# PROBLEM
Omit every picture, and retype the lines that run from the beginning of the data below through the line containing "W, H = 1187, 815", inclusive.

━━━ RECORDED DATA

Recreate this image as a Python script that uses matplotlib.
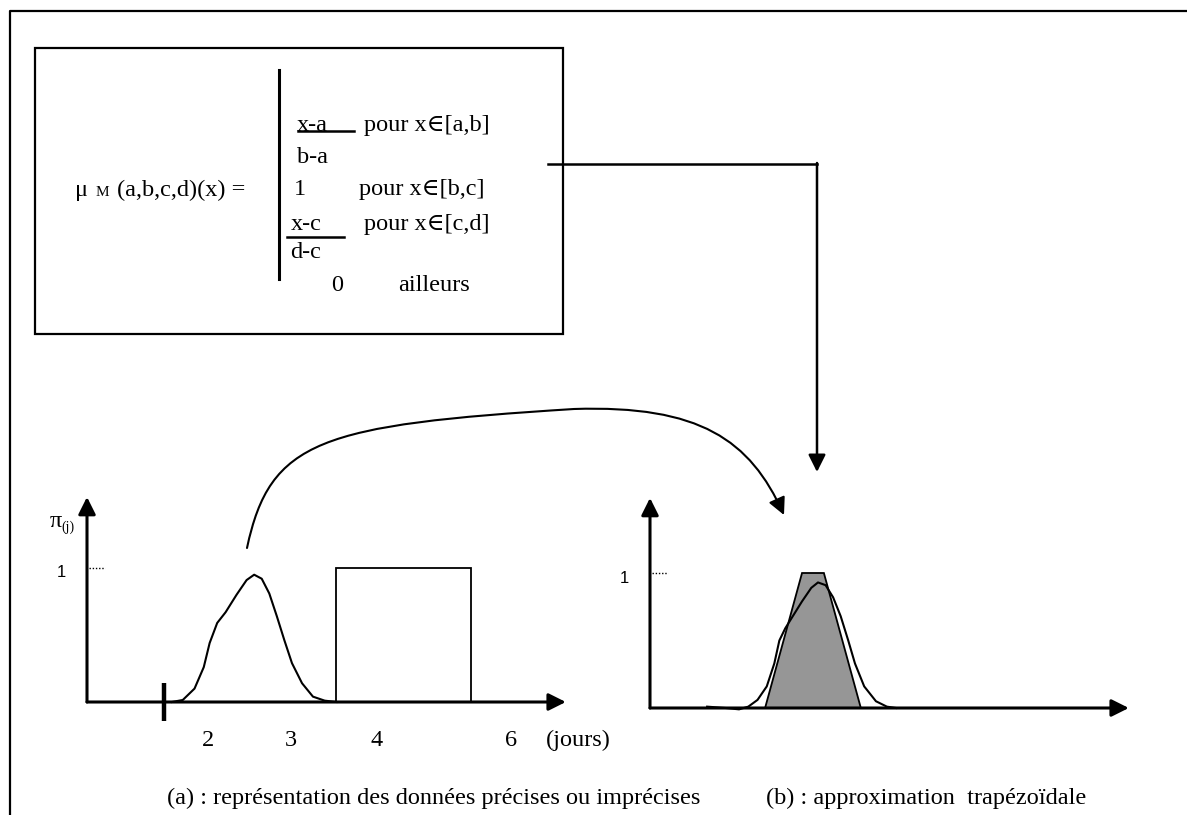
import matplotlib.pyplot as plt
from matplotlib.patches import Rectangle, Polygon, FancyArrowPatch
from matplotlib.path import Path

plt.rcParams['font.family'] = ['Liberation Serif', 'DejaVu Serif']

W, H = 1187, 815

# (a) imprecise duration, possibility degree vs days
left_days = [1.57, 1.70, 1.84, 1.95, 2.02, 2.11, 2.21, 2.34, 2.46, 2.55,
             2.64, 2.73, 2.82, 2.91, 3.00, 3.12, 3.25, 3.39, 3.53]
left_pi = [0.0, 0.015, 0.10, 0.26, 0.44, 0.59, 0.67, 0.80, 0.91, 0.95,
           0.92, 0.81, 0.64, 0.46, 0.29, 0.14, 0.04, 0.01, 0.0]
interval_days = [3.52, 5.13]   # imprecise interval, pi = 1 inside
precise_day = 1.48             # precise value (thick mark)
tick_pos = [2.0, 2.99, 4.01, 5.61]
tick_labels = ['2', '3', '4', '6']

# (b) same kind of curve and its trapezoidal approximation
right_days = [1.24, 1.46, 1.62, 1.73, 1.84, 1.95, 2.04, 2.10, 2.17, 2.26, 2.37,
              2.48, 2.56, 2.65, 2.74, 2.83, 2.92, 3.00, 3.11, 3.25, 3.38, 3.49]
right_pi = [0.01, 0.0, -0.01, 0.01, 0.06, 0.16, 0.33, 0.50, 0.59, 0.68, 0.79,
            0.89, 0.93, 0.91, 0.82, 0.68, 0.50, 0.33, 0.16, 0.05, 0.01, 0.0]
trap_days = [1.93, 2.37, 2.63, 3.07]
trap_pi = [0, 1, 1, 0]

formula_rows = [
    ('x-a', 'pour x\u2208[a,b]'),
    ('b-a', ''),
    ('1', 'pour x\u2208[b,c]'),
    ('x-c', 'pour x\u2208[c,d]'),
    ('d-c', ''),
    ('0', 'ailleurs'),
]
caption_a = '(a) : représentation des données précises ou imprécises'
caption_b = '(b) : approximation  trapézoïdale'

FS = 17.5
fig = plt.figure(figsize=(W / 100, H / 100), dpi=100)


def panel(x_org, y_org, px_day, px_unit, day_org):
    # full-figure axes whose limits put (day_org, 0) at pixel (x_org, y_org)
    ax = fig.add_axes([0, 0, 1, 1])
    ax.set_xlim(day_org - x_org / px_day, day_org + (W - x_org) / px_day)
    ax.set_ylim(-(H - y_org) / px_unit, y_org / px_unit)
    ax.axis('off')
    return ax


def axes_arrows(ax, x0, x_tip, y_tip):
    for tip in [(x_tip, 0), (x0, y_tip)]:
        ax.annotate('', xy=tip, xytext=(x0, 0),
                    arrowprops=dict(arrowstyle='-|>', mutation_scale=26,
                                    lw=2.2, color='black',
                                    shrinkA=0, shrinkB=0))


# ---- panel (a)
axa = panel(87, 702, 84, 134, 0.56)
axes_arrows(axa, 0.56, 6.26, 1.53)
axa.plot(left_days, left_pi, color='black', lw=1.5, solid_joinstyle='round')
axa.add_patch(Rectangle((interval_days[0], 0), interval_days[1] - interval_days[0], 1,
                        fill=False, ec='black', lw=1.3))
axa.plot([precise_day, precise_day], [0.14, -0.14], color='black', lw=3.2,
         solid_capstyle='butt')
axa.plot([0.58, 0.77], [1.0, 1.0], color='black', lw=1, ls=(0, (1, 1.3)))
axa.text(0.26, 0.97, '1', family='Liberation Sans', fontsize=12,
         ha='center', va='center')
for p, lab in zip(tick_pos, tick_labels):
    axa.text(p, -0.33, lab, fontsize=FS, ha='center', va='baseline')
axa.text(6.02, -0.33, '(jours)', fontsize=FS, ha='left', va='baseline')

# ---- panel (b)
axb = panel(650, 708, 84, 135, 0.56)
axes_arrows(axb, 0.56, 6.26, 1.556)
axb.add_patch(Polygon(list(zip(trap_days, trap_pi)), closed=True,
                      fc='#969696', ec='black', lw=1.3))
axb.plot(right_days, right_pi, color='black', lw=1.5, solid_joinstyle='round')
axb.plot([0.58, 0.77], [1.0, 1.0], color='black', lw=1, ls=(0, (1, 1.3)))
axb.text(0.26, 0.96, '1', family='Liberation Sans', fontsize=12,
         ha='center', va='center')

# ---- overlay in pixel coordinates: frame, formula, connectors, captions
ov = fig.add_axes([0, 0, 1, 1])
ov.set_xlim(0, W)
ov.set_ylim(H, 0)
ov.axis('off')

ov.plot([9.5, 9.5, W], [H, 11, 11], color='black', lw=1.6)
ov.add_patch(Rectangle((35, 48), 528, 286, fill=False, ec='black', lw=1.6))
ov.plot([279, 279], [70, 279], color='black', lw=2.2)

ov.text(75, 196, '\u03bc', fontsize=FS, va='baseline')
ov.text(96, 196, 'M', fontsize=11, va='baseline')
ov.text(117, 196, '(a,b,c,d)(x) =', fontsize=FS, va='baseline')

row_y = [131, 163, 195, 230, 258, 291]
row_x = [297, 297, 294, 291, 290, 331]
cond_x = [364, None, 359, 364, None, 398]
for (a, b), y, x, cx in zip(formula_rows, row_y, row_x, cond_x):
    ov.text(x, y, a, fontsize=FS, va='baseline')
    if cx is not None:
        ov.text(cx, y, b, fontsize=FS, va='baseline')
ov.plot([298, 354], [131, 131], color='black', lw=1.8)
ov.plot([287, 344], [237, 237], color='black', lw=1.8)

# formula -> trapezoid
ov.plot([548, 817], [164, 164], color='black', lw=1.8)
ov.annotate('', xy=(817, 472), xytext=(817, 163),
            arrowprops=dict(arrowstyle='-|>', mutation_scale=26, lw=1.8,
                            color='black', shrinkA=0, shrinkB=0))
# curve (a) -> (b)
verts = [(247, 548), (270, 440), (320, 425), (574, 409),
         (700, 405), (750, 440), (784, 515)]
codes = [Path.MOVETO] + [Path.CURVE4] * 6
ov.add_patch(FancyArrowPatch(path=Path(verts, codes), arrowstyle='-|>',
                             mutation_scale=26, lw=1.5, color='black'))

ov.text(50, 527, '\u03c0', fontsize=FS, va='baseline')
ov.text(61, 531, '(j)', fontsize=10, va='baseline')

ov.text(167, 804, caption_a, fontsize=FS, va='baseline')
ov.text(766, 804, caption_b, fontsize=FS, va='baseline')

fig.savefig('out.png', dpi=100)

━━━━━━

# TASK RESPONSE
Recreate this image as a Python script that uses matplotlib.
import matplotlib.pyplot as plt
from matplotlib.patches import Rectangle, Polygon, FancyArrowPatch
from matplotlib.path import Path

plt.rcParams['font.family'] = ['Liberation Serif', 'DejaVu Serif']

W, H = 1187, 815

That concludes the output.